I always wear scrubs for training









The pockes are perfect for cookies, the fabric is comfy, and I always find some at Goodwill or another thrift store for real cheap.

Last top I bought (real cute with dogs on it) was $2.00


----------



## JenM66

Yup - receptionist/tech at vet office (scrub tops and jeans). When I worked in a children's hospital doing developmental therapy in the NICU I wore scrubs and when I did home therapy for infants and toddlers with special needs I wore scrubs.

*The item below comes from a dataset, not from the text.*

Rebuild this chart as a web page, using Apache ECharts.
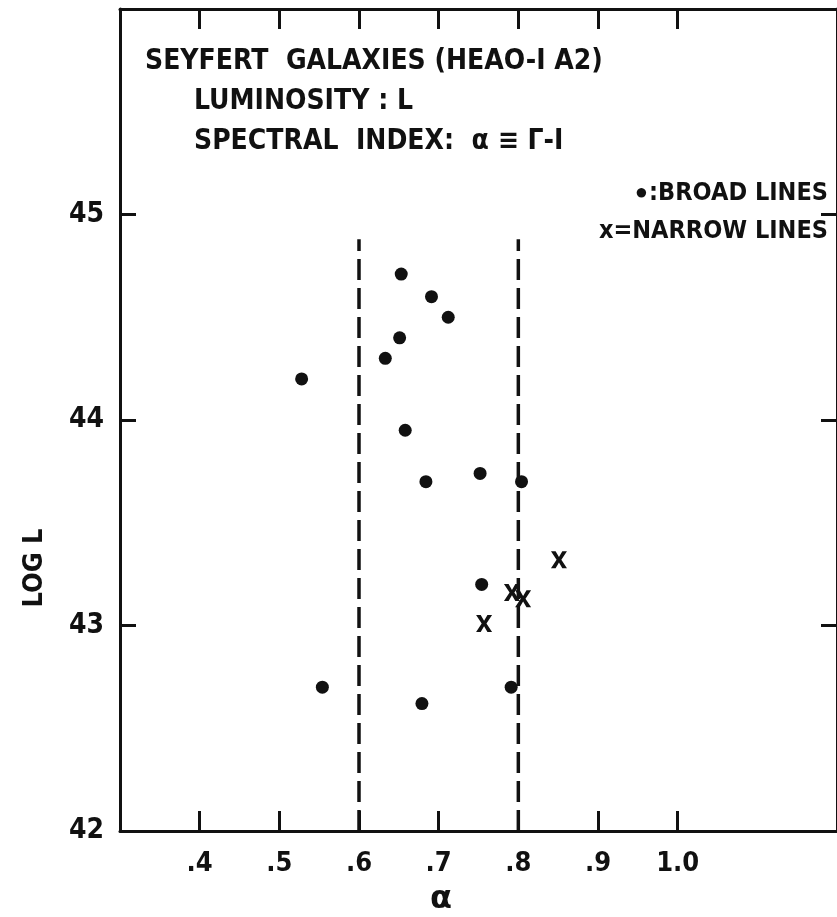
<!DOCTYPE html>
<html>
<head>
<meta charset="utf-8">
<script src="https://cdn.jsdelivr.net/npm/echarts@6/dist/echarts.min.js"></script>
<style>
html,body{margin:0;padding:0;background:#fff;}
#chart{width:837px;height:917px;}
</style>
</head>
<body>
<div id="chart"></div>
<script>
// ---- data ----
const broadAlpha = [0.653, 0.691, 0.712, 0.651, 0.633, 0.528, 0.658, 0.684, 0.752, 0.804, 0.754, 0.554, 0.679, 0.791];
const broadLogL  = [44.71, 44.60, 44.50, 44.40, 44.30, 44.20, 43.95, 43.70, 43.74, 43.70, 43.20, 42.70, 42.62, 42.70];
const narrowAlpha = [0.851, 0.792, 0.806, 0.757];
const narrowLogL  = [43.32, 43.16, 43.13, 43.01];
const xTickValues = [0.4, 0.5, 0.6, 0.7, 0.8, 0.9, 1.0];
const xTickLabels = ['.4', '.5', '.6', '.7', '.8', '.9', '1.0'];
const yTickValues = [42, 43, 44, 45];
const yTickLabels = ['42', '43', '44', '45'];
const dashAlpha = [0.6, 0.8];
const dashRange = [42, 44.88];
const titleLines = ['SEYFERT  GALAXIES (HEAO-I A2)', 'LUMINOSITY : L', 'SPECTRAL  INDEX:  α ≡ Γ-I'];
const legendBroad = ':BROAD LINES';
const legendNarrow = 'x=NARROW LINES';
const xName = 'α';
const yName = 'LOG L';

const INK = '#111';
const FONT = "'DejaVu Sans Condensed', 'DejaVu Sans', sans-serif";
const TICKFONT = "'DejaVu Sans Condensed', 'DejaVu Sans', sans-serif";

const broadData = broadAlpha.map((a, i) => [a, broadLogL[i]]);
const narrowData = narrowAlpha.map((a, i) => [a, narrowLogL[i]]);
const xPath = 'path://M0,0 L29,0 L50,34 L71,0 L100,0 L65,50 L100,100 L71,100 L50,66 L29,100 L0,100 L35,50 Z';

const chart = echarts.init(document.getElementById('chart'), null, {renderer: 'canvas'});

const axisLine = {show: true, lineStyle: {color: INK, width: 3}};
const baseX = {
  type: 'value', min: 0.3, max: 1.2,
  axisLine: axisLine,
  splitLine: {show: false},
  axisTick: {show: true, inside: true, length: 20, customValues: xTickValues, lineStyle: {color: INK, width: 3}}
};
const baseY = {
  type: 'value', min: 42, max: 46, interval: 1,
  axisLine: axisLine,
  splitLine: {show: false},
  axisTick: {show: true, inside: true, length: 16, customValues: [43, 44, 45], lineStyle: {color: INK, width: 3}}
};

const option = {
  backgroundColor: '#fff',
  animation: false,
  grid: {left: 120, right: -3, top: 9, bottom: 86},
  xAxis: [
    Object.assign({}, baseX, {
      position: 'bottom',
      axisLabel: {
        show: true, customValues: xTickValues, margin: 19,
        color: INK, fontFamily: TICKFONT, fontWeight: 'bold', fontSize: 27,
        formatter: v => xTickLabels[xTickValues.findIndex(t => Math.abs(t - v) < 1e-6)]
      }
    }),
    Object.assign({}, baseX, {position: 'top', axisLabel: {show: false}})
  ],
  yAxis: [
    Object.assign({}, baseY, {
      position: 'left',
      axisLabel: {
        show: true, customValues: yTickValues, margin: 16,
        color: INK, fontFamily: TICKFONT, fontWeight: 'bold', fontSize: 28,
        formatter: v => yTickLabels[yTickValues.findIndex(t => Math.abs(t - v) < 1e-6)]
      }
    }),
    Object.assign({}, baseY, {position: 'right', axisLabel: {show: false}})
  ],
  series: [
    ...dashAlpha.map(a => ({
      type: 'line', xAxisIndex: 0, yAxisIndex: 0,
      data: [[a, dashRange[0]], [a, dashRange[1]]],
      symbol: 'none', silent: true,
      lineStyle: {color: INK, width: 3.5, type: [21, 8]}
    })),
    {
      type: 'scatter', name: 'broad', xAxisIndex: 0, yAxisIndex: 0,
      data: broadData, symbol: 'circle', symbolSize: 13,
      itemStyle: {color: INK, opacity: 1}
    },
    {
      type: 'scatter', name: 'narrow', xAxisIndex: 0, yAxisIndex: 0,
      data: narrowData, symbol: xPath, symbolSize: [16, 17],
      itemStyle: {color: INK, opacity: 1}
    }
  ],
  graphic: [
    {type: 'text', x: 145, y: 62, style: {text: titleLines[0], fill: INK, font: "bold 28px " + FONT, textVerticalAlign: 'middle'}},
    {type: 'text', x: 194, y: 102, style: {text: titleLines[1], fill: INK, font: "bold 28px " + FONT, textVerticalAlign: 'middle'}},
    {type: 'text', x: 194, y: 142, style: {text: titleLines[2], fill: INK, font: "bold 28px " + FONT, textVerticalAlign: 'middle'}},
    {type: 'text', x: 828, y: 193, style: {
      text: '{d|●}' + legendBroad, fill: INK, font: "bold 25px " + FONT, textAlign: 'right', textVerticalAlign: 'middle',
      rich: {d: {fontSize: 22, fill: INK, padding: [0, 1, 0, 0]}}
    }},
    {type: 'text', x: 828, y: 231, style: {text: legendNarrow, fill: INK, font: "bold 25px " + FONT, textAlign: 'right', textVerticalAlign: 'middle'}},
    {type: 'text', x: 441, y: 900, style: {text: xName, fill: INK, font: "bold 32px 'DejaVu Sans', sans-serif", textAlign: 'center', textVerticalAlign: 'middle'}},
    {type: 'text', x: 35, y: 568, rotation: Math.PI / 2, style: {text: yName, fill: INK, font: "bold 27px " + FONT, textAlign: 'center', textVerticalAlign: 'middle'}}
  ]
};
chart.setOption(option);
</script>
</body>
</html>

They are so COMFY!


----------



## kelso

i don't work with animals for work, but get to wear scrubs sometimes when in the ER, OR or ICU. I love love the months I get to wear them, so easy to get dressed and do laundry!!!














Those are cute in the link! we usually have to wear the hospital boring scrubs though, but they are comfy


----------



## scannergirl

I wear them- thanks for the link!!!!
The one drawback to wearing scrubs is that those pounds can more easily creep on unnoticed!


----------



## SimplySleepie

I don't get to wear scrubs to work, just wish I did!! It'd be so much better than my tacky "waiter" outfit that I wear at the bank..









Kris


----------



## Chicagocanine

Thanks for the link! I am going to be working at a new vet's office soon. I don't know yet about the "dress code" though. Training is next week...


----------